Strain rate effects on characteristic stresses and acoustic emission properties of granite under quasi-static compression

Abstract

In order to further investigate the strain rate effects on characteristic stresses and acoustic emission parameters of rock under quasi-static compression, uniaxial compressive tests were conducted on cylindrical specimens measuring 50 mm in diameter and 100 mm in height using a rock material testing machine and a multi-channel acoustic emission monitoring system at strain rates ranging from 10–6 s−1 to 10–2 s−1. The stress-strain curves of rock samples, characteristic stresses, energy data, and temporal and spatial distribution of acoustic emission signals were obtained and analyzed. The experimental results certified a linearly positive correlation between characteristic stresses and the logarithm of strain rates, despite the fact that the linear correlation varies for different characteristic stresses, whereas the ratios of characteristic stresses essentially do not change with increasing strain rates. The input energy and elastic strain energy at the damage point, UCS point and failure stress point exhibit a linearly positive correlation with the logarithm of strain rates when the strain rate exceeds 10–5 s−1. Meanwhile, the characteristics of energy conversion between input energy and elastic strain energy or the dissipated energy at different characteristic stresses points were explored.
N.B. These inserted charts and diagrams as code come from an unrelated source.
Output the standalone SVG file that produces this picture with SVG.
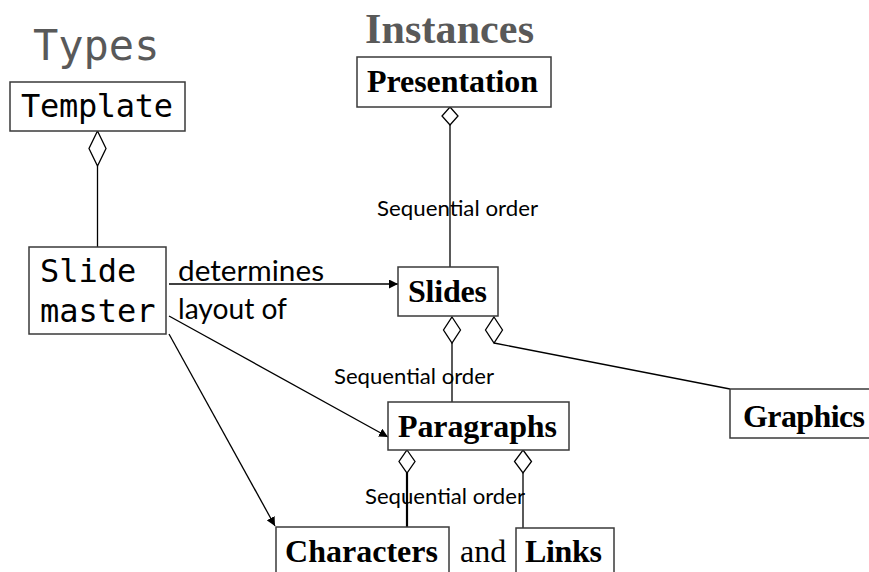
<svg xmlns="http://www.w3.org/2000/svg" width="869" height="572" viewBox="0 0 869 572">
<style>
.box{fill:#fff;stroke:#3a3a3a;stroke-width:1.5}
.mono{font-family:"DejaVu Sans Mono",monospace;font-size:32px;fill:#000}
.bold{font-family:"Liberation Serif",serif;font-weight:bold;font-size:32px;fill:#000}
.serif{font-family:"Liberation Serif",serif;font-size:32px;fill:#000}
.lbl{font-family:Lato,"Open Sans",sans-serif;fill:#000}
.seq{font-size:21px}
.ln{stroke:#000;stroke-width:1.3;fill:none}
.dia{fill:#fff;stroke:#000;stroke-width:1.3}
</style>
<defs>
<marker id="arr" viewBox="0 0 10 10" refX="10" refY="5" markerWidth="9" markerHeight="9" markerUnits="userSpaceOnUse" orient="auto">
<path d="M0,0 L10,5 L0,10 z" fill="#000"/>
</marker>
</defs>
<g id="titles">
<text x="33" y="60" font-family="DejaVu Sans Mono,monospace" font-size="42" fill="#595959">Types</text>
<text x="365" y="43" font-family="Liberation Serif,serif" font-weight="bold" font-size="42" fill="#595959" textLength="169">Instances</text>
</g>
<g id="connectors">
<line class="ln" x1="97.5" y1="166" x2="97.5" y2="247"/>
<line class="ln" x1="450" y1="125" x2="450" y2="267"/>
<line class="ln" x1="452" y1="343" x2="452" y2="402"/>
<polyline class="ln" points="494,343 730,389"/>
<line x1="407" y1="473" x2="407" y2="527" stroke="#000" stroke-width="2.2"/>
<line class="ln" x1="523" y1="473" x2="523" y2="528"/>
<line class="ln" x1="169" y1="284" x2="398" y2="284" marker-end="url(#arr)"/>
<line class="ln" x1="169" y1="316" x2="388" y2="437" marker-end="url(#arr)"/>
<line class="ln" x1="169" y1="334" x2="275" y2="526" marker-end="url(#arr)"/>
<polygon class="dia" points="97.5,131 106,148.5 97.5,166 89,148.5"/>
<polygon class="dia" points="450,107 458,116 450,125 442,116"/>
<polygon class="dia" points="452,317 460.5,330 452,343 443.5,330"/>
<polygon class="dia" points="494,317 502.5,330 494,343 485.5,330"/>
<polygon class="dia" points="407,450 415,461.5 407,473 399,461.5"/>
<polygon class="dia" points="523,450 531.5,461.5 523,473 514.5,461.5"/>
<text class="lbl seq" x="377" y="216" textLength="161" lengthAdjust="spacingAndGlyphs">Sequential order</text>
<text class="lbl seq" x="334" y="384" textLength="160" lengthAdjust="spacingAndGlyphs">Sequential order</text>
<text class="lbl seq" x="365" y="504" textLength="160" lengthAdjust="spacingAndGlyphs">Sequential order</text>
<text class="lbl" x="178" y="281" font-size="29" textLength="146" lengthAdjust="spacingAndGlyphs">determines</text>
<text class="lbl" x="178" y="319" font-size="29" textLength="109" lengthAdjust="spacingAndGlyphs">layout of</text>
</g>
<g id="template">
<rect class="box" x="10" y="82" width="175" height="49"/>
<text class="mono" x="21" y="117" textLength="152">Template</text>
</g>
<g id="slide-master">
<rect class="box" x="29" y="247" width="137" height="87"/>
<text class="mono" x="40" y="282">Slide</text>
<text class="mono" x="40" y="322">master</text>
</g>
<g id="presentation">
<rect class="box" x="357" y="57" width="194" height="50"/>
<text class="bold" x="367" y="92" textLength="171">Presentation</text>
</g>
<g id="slides">
<rect class="box" x="398" y="267" width="100" height="49"/>
<text class="bold" x="408" y="302" textLength="79">Slides</text>
</g>
<g id="paragraphs">
<rect class="box" x="388" y="402" width="181" height="48"/>
<text class="bold" x="398" y="437" textLength="159">Paragraphs</text>
</g>
<g id="graphics">
<rect class="box" x="730" y="389" width="145" height="49"/>
<text class="bold" x="743" y="427" font-size="31" textLength="122">Graphics</text>
</g>
<g id="characters">
<rect class="box" x="276" y="527" width="173" height="60"/>
<text class="bold" x="285" y="562" textLength="153">Characters</text>
</g>
<text class="serif" x="460" y="562">and</text>
<g id="links">
<rect class="box" x="516" y="528" width="98" height="60"/>
<text class="bold" x="525" y="562" textLength="77">Links</text>
</g>
</svg>
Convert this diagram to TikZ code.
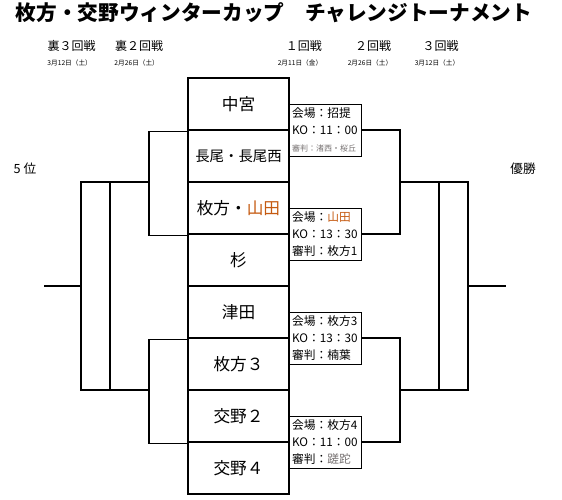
\documentclass[tikz,border=0pt]{standalone}
\usepackage{fontspec}
\setmainfont{Noto Sans CJK JP}
\definecolor{yamadaorange}{RGB}{197,90,17}
\definecolor{refgray}{RGB}{118,113,113}

\begin{document}
\begin{tikzpicture}[x=0.75pt,y=-0.75pt,
  team/.style={draw, line width=2.2pt, minimum width=75.75pt, minimum height=39pt, inner sep=0pt, font=\fontsize{12.5}{14}\selectfont},
  info/.style={draw, line width=0.75pt, anchor=west, minimum height=39pt, text width=50pt, inner xsep=2pt, inner ysep=0pt, align=left, font=\fontsize{8.8}{12.6}\selectfont},
  head/.style={font=\fontsize{9}{10}\selectfont},
  day/.style={font=\fontsize{5}{6}\selectfont},
  line/.style={line width=0.9pt}]
\useasboundingbox (0,0) rectangle (562,500);

% title and round headers
\node[font=\fontsize{15.5}{17}\selectfont\bfseries] (title) at (274,13) {枚方・交野ウィンターカップ　チャレンジトーナメント};
\node[head] (r3b) at (71.7,46) {裏３回戦};
\node[day] (d3b) at (69.7,62.7) {3月12日（土）};
\node[head] (r2b) at (139,46) {裏２回戦};
\node[day] (d2b) at (136.7,62.7) {2月26日（土）};
\node[head] (r1) at (304,46) {１回戦};
\node[day] (d1) at (300,62.7) {2月11日（金）};
\node[head] (r2) at (373,46) {２回戦};
\node[day] (d2) at (370,62.7) {2月26日（土）};
\node[head] (r3) at (440.7,46) {３回戦};
\node[day] (d3) at (437,62.7) {3月12日（土）};

\node[font=\fontsize{9.5}{11}\selectfont] (fifth) at (25,169) {5 位};
\node[font=\fontsize{9.5}{11}\selectfont] (champ) at (523,169) {優勝};

% teams
\node[team] (nakamiya) at (238.5,104) {中宮};
\node[team, font=\fontsize{10.8}{12}\selectfont] (nagao) at (238.5,156) {長尾・長尾西};
\node[team] (yamada) at (238.5,208) {枚方・\textcolor{yamadaorange}{山田}};
\node[team] (sugi) at (238.5,260) {杉};
\node[team] (tsuda) at (238.5,312) {津田};
\node[team] (hira3) at (238.5,364) {枚方３};
\node[team] (kata2) at (238.5,416) {交野２};
\node[team] (kata4) at (238.5,468) {交野４};

% match info
\node[info] (m1) at (289,130) {会場：招提\\KO：11：00\\{\fontsize{6}{7}\selectfont\color{refgray}審判：渚西・桜丘}};
\node[info] (m2) at (289,234) {会場：\textcolor{yamadaorange}{山田}\\KO：13：30\\審判：枚方1};
\node[info] (m3) at (289,338) {会場：枚方3\\KO：13：30\\審判：楠葉};
\node[info] (m4) at (289,442) {会場：枚方4\\KO：11：00\\審判：\textcolor{refgray}{蹉跎}};

% right bracket
\coordinate (w1) at (400,182);
\coordinate (w2) at (400,390);
\coordinate (wf) at (468,286);
\coordinate (wend) at (506,286);
\draw[line] (m1.east) -| (w1) |- (m2.east);
\draw[line] (m3.east) -| (w2) |- (m4.east);
\draw[line] (w1) -| (wf) |- (w2);
\draw[line] (439,182) -- (439,390);
\draw[line] (wf) -- (wend);

% left bracket
\coordinate (l1) at (149,182);
\coordinate (l2) at (149,390);
\coordinate (lf) at (81,286);
\coordinate (lend) at (44,286);
\draw[line] (nakamiya.south west) -| (l1) |- (yamada.south west);
\draw[line] (tsuda.south west) -| (l2) |- (kata2.south west);
\draw[line] (l1) -| (lf) |- (l2);
\draw[line] (110,182) -- (110,390);
\draw[line] (lf) -- (lend);
\end{tikzpicture}
\end{document}
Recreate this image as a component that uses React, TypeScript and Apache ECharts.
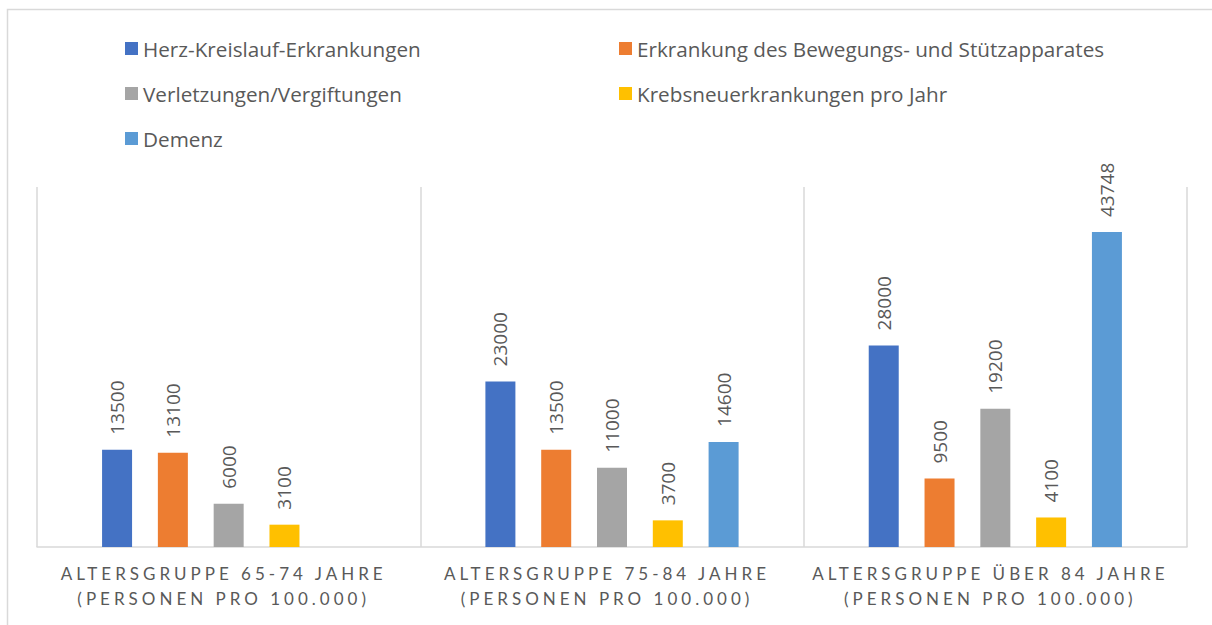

Based on this, the energy conversion process of rock under quasi-static compression can be divided into three stages: energy accumulation, energy dissipation, and energy release, respectively. Besides, it is noted that the total number of the located AE events decreases as strain rates increase when the strain rate exceeds 10–5 s−1, and the majority of located AE events occur during the crack closure stage and unstable crack growth stage. Finally, based on the perspective of energy conversion and the structural properties of multi-scale defects in rock, the mechanism of the increase of characteristic stresses with the increase of strain rates was proposed: that is, when rock is subjected to quasi-static compression, the higher strain rates can activate the small-scale defects, which necessitates more input energy from the external load via continuous work and causes an increase in the associated characteristic stresses.